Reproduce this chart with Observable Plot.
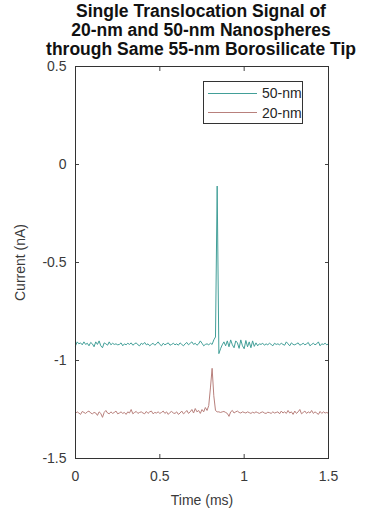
<!DOCTYPE html>
<html>
<head>
<meta charset="utf-8">
<script src="https://cdn.jsdelivr.net/npm/d3@7"></script>
<script src="https://cdn.jsdelivr.net/npm/@observablehq/plot@0.6"></script>
<style>
  html, body { margin: 0; padding: 0; background: #fff; width: 368px; height: 512px; overflow: hidden; }
  body { position: relative; font-family: "Liberation Sans", Arial, sans-serif; }
  #title {
    position: absolute; left: 1px; top: 2px; width: 400px; height: 57px;
    text-align: center; white-space: nowrap;
    font: bold 17.5px/19px "Liberation Sans", Arial, sans-serif; color: #111;
  }
  #chart { position: absolute; left: 0; top: 46px; }
  #legend {
    position: absolute; left: 203px; top: 81px; width: 100px; height: 43px;
    border: 1px solid #333; background: #fff; box-sizing: border-box;
    font: 14px "Liberation Sans", Arial, sans-serif; color: #262626;
  }
  #legend .row { position: absolute; left: 4px; height: 16px; display: flex; align-items: center; white-space: nowrap; }
  #legend .swatch { width: 49px; height: 0; border-top: 1.2px solid; margin-right: 5px; flex: none; }
</style>
</head>
<body>
<div id="title">Single Translocation Signal of<br>20-nm and 50-nm Nanospheres<br>through Same 55-nm Borosilicate Tip</div>
<div id="chart"></div>
<div id="legend"></div>
<script>
// Sampling interval of the recorded traces (ms)
const sampleStep = 0.01;

// Current through the tip for a 50-nm sphere translocation (nA)
const current50nm = [
  -0.925,-0.905,-0.915,-0.910,-0.920,-0.905,-0.918,-0.912,-0.925,-0.908,
  -0.915,-0.930,-0.905,-0.918,-0.900,-0.925,-0.935,-0.910,-0.915,-0.922,
  -0.905,-0.920,-0.912,-0.918,-0.915,-0.920,-0.918,-0.910,-0.925,-0.915,
  -0.920,-0.912,-0.918,-0.910,-0.922,-0.915,-0.910,-0.920,-0.925,-0.912,
  -0.918,-0.908,-0.920,-0.915,-0.925,-0.918,-0.912,-0.922,-0.915,-0.905,
  -0.918,-0.925,-0.912,-0.920,-0.915,-0.910,-0.922,-0.918,-0.912,-0.920,
  -0.915,-0.922,-0.910,-0.918,-0.925,-0.915,-0.908,-0.920,-0.912,-0.905,
  -0.918,-0.912,-0.922,-0.915,-0.900,-0.912,-0.925,-0.918,-0.915,-0.920,
  -0.912,-0.918,-0.895,-0.880,-0.110,-0.965,-0.940,-0.920,-0.905,-0.925,
  -0.900,-0.930,-0.895,-0.920,-0.935,-0.900,-0.910,-0.938,-0.895,-0.925,
  -0.940,-0.898,-0.930,-0.905,-0.935,-0.900,-0.928,-0.910,-0.925,-0.915,
  -0.918,-0.912,-0.922,-0.915,-0.920,-0.912,-0.918,-0.925,-0.912,-0.918,
  -0.915,-0.920,-0.912,-0.918,-0.922,-0.905,-0.915,-0.925,-0.910,-0.918,
  -0.920,-0.915,-0.910,-0.922,-0.918,-0.912,-0.920,-0.915,-0.908,-0.925,
  -0.918,-0.912,-0.920,-0.915,-0.905,-0.925,-0.915,-0.918,-0.912,-0.920,
  -0.915
];

// Current through the same tip for a 20-nm sphere translocation (nA)
const current20nm = [
  -1.270,-1.262,-1.268,-1.275,-1.260,-1.265,-1.270,-1.262,-1.258,-1.268,
  -1.272,-1.265,-1.268,-1.280,-1.262,-1.270,-1.290,-1.265,-1.255,-1.268,
  -1.272,-1.262,-1.270,-1.265,-1.258,-1.272,-1.268,-1.262,-1.270,-1.265,
  -1.275,-1.262,-1.268,-1.250,-1.272,-1.265,-1.260,-1.270,-1.265,-1.262,
  -1.268,-1.272,-1.260,-1.270,-1.262,-1.258,-1.272,-1.265,-1.268,-1.262,
  -1.270,-1.265,-1.258,-1.270,-1.262,-1.275,-1.265,-1.260,-1.268,-1.270,
  -1.262,-1.275,-1.268,-1.258,-1.272,-1.265,-1.255,-1.270,-1.262,-1.250,
  -1.268,-1.245,-1.262,-1.255,-1.270,-1.250,-1.262,-1.240,-1.255,-1.230,
  -1.140,-1.040,-1.180,-1.255,-1.262,-1.262,-1.265,-1.262,-1.260,-1.265,
  -1.270,-1.285,-1.262,-1.255,-1.268,-1.262,-1.258,-1.265,-1.268,-1.262,
  -1.265,-1.268,-1.262,-1.266,-1.270,-1.264,-1.268,-1.262,-1.266,-1.270,
  -1.265,-1.262,-1.268,-1.270,-1.264,-1.266,-1.270,-1.262,-1.268,-1.265,
  -1.262,-1.272,-1.258,-1.268,-1.262,-1.270,-1.255,-1.268,-1.262,-1.275,
  -1.258,-1.270,-1.262,-1.250,-1.272,-1.265,-1.258,-1.270,-1.262,-1.268,
  -1.255,-1.270,-1.262,-1.268,-1.275,-1.260,-1.270,-1.262,-1.268,-1.265,
  -1.270
];

const seriesNames = ["50-nm", "20-nm"];
const seriesColors = ["#429f98", "#b8807c"];

const xTicks = [0, 0.5, 1, 1.5];
const yTicks = [0.5, 0, -0.5, -1, -1.5];
const xTickLabels = ["0", "0.5", "1", "1.5"];
const yTickLabels = ["0.5", "0", "-0.5", "-1", "-1.5"];

const rows = [
  ...current50nm.map((v, i) => ({time: i * sampleStep, current: v, series: seriesNames[0]})),
  ...current20nm.map((v, i) => ({time: i * sampleStep, current: v, series: seriesNames[1]}))
];

const axisFont = {fontSize: 14, fill: "#3a3a3a"};

const chart = Plot.plot({
  width: 368,
  height: 466,
  marginTop: 20,
  marginBottom: 54,
  marginLeft: 75,
  marginRight: 40,
  style: {fontFamily: "'Liberation Sans', Arial, sans-serif", fontSize: "14px", background: "transparent"},
  x: {domain: [0, 1.5]},
  y: {domain: [-1.5, 0.5]},
  color: {domain: seriesNames, range: seriesColors},
  marks: [
    // tick labels and axis titles
    Plot.axisX(xTicks, {anchor: "bottom", tickSize: 0, tickPadding: 13, tickFormat: (d, i) => xTickLabels[i], ...axisFont,
      label: "Time (ms)", labelAnchor: "center", labelOffset: 46, labelArrow: "none"}),
    Plot.axisY(yTicks, {anchor: "left", tickSize: 0, tickPadding: 9, tickFormat: (d, i) => yTickLabels[i], ...axisFont,
      label: "Current (nA)", labelAnchor: "center", labelOffset: 60, labelArrow: "none"}),
    // inward tick marks on all four sides
    Plot.axisX(xTicks, {anchor: "bottom", tickSize: -4, text: null, label: null, stroke: "#444"}),
    Plot.axisX(xTicks, {anchor: "top", tickSize: -4, text: null, label: null, stroke: "#444"}),
    Plot.axisY(yTicks, {anchor: "left", tickSize: -4, text: null, label: null, stroke: "#444"}),
    Plot.axisY(yTicks, {anchor: "right", tickSize: -4, text: null, label: null, stroke: "#444"}),
    Plot.line(rows, {x: "time", y: "current", z: "series", stroke: "series", strokeWidth: 1}),
    Plot.frame({stroke: "#333", strokeWidth: 1})
  ]
});
document.getElementById("chart").append(chart);

// Legend box
const legend = document.getElementById("legend");
seriesNames.forEach((name, i) => {
  const row = document.createElement("div");
  row.className = "row";
  row.style.top = (3 + i * 19.5) + "px";
  const sw = document.createElement("div");
  sw.className = "swatch";
  sw.style.borderTopColor = seriesColors[i];
  const label = document.createElement("span");
  label.textContent = name;
  row.append(sw, label);
  legend.append(row);
});
</script>
</body>
</html>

☆ ☆ ☆ ☆ ☆ ☆ ☆

# WRITTEN INSTRUCTION
Emit the lines of the material exactly, from its first line to the line containing "const sampleStep = 0.01;", inclusive; leave every picture out.

# ANSWER
Reproduce this chart with Observable Plot.
<!DOCTYPE html>
<html>
<head>
<meta charset="utf-8">
<script src="https://cdn.jsdelivr.net/npm/d3@7"></script>
<script src="https://cdn.jsdelivr.net/npm/@observablehq/plot@0.6"></script>
<style>
  html, body { margin: 0; padding: 0; background: #fff; width: 368px; height: 512px; overflow: hidden; }
  body { position: relative; font-family: "Liberation Sans", Arial, sans-serif; }
  #title {
    position: absolute; left: 1px; top: 2px; width: 400px; height: 57px;
    text-align: center; white-space: nowrap;
    font: bold 17.5px/19px "Liberation Sans", Arial, sans-serif; color: #111;
  }
  #chart { position: absolute; left: 0; top: 46px; }
  #legend {
    position: absolute; left: 203px; top: 81px; width: 100px; height: 43px;
    border: 1px solid #333; background: #fff; box-sizing: border-box;
    font: 14px "Liberation Sans", Arial, sans-serif; color: #262626;
  }
  #legend .row { position: absolute; left: 4px; height: 16px; display: flex; align-items: center; white-space: nowrap; }
  #legend .swatch { width: 49px; height: 0; border-top: 1.2px solid; margin-right: 5px; flex: none; }
</style>
</head>
<body>
<div id="title">Single Translocation Signal of<br>20-nm and 50-nm Nanospheres<br>through Same 55-nm Borosilicate Tip</div>
<div id="chart"></div>
<div id="legend"></div>
<script>
// Sampling interval of the recorded traces (ms)
const sampleStep = 0.01;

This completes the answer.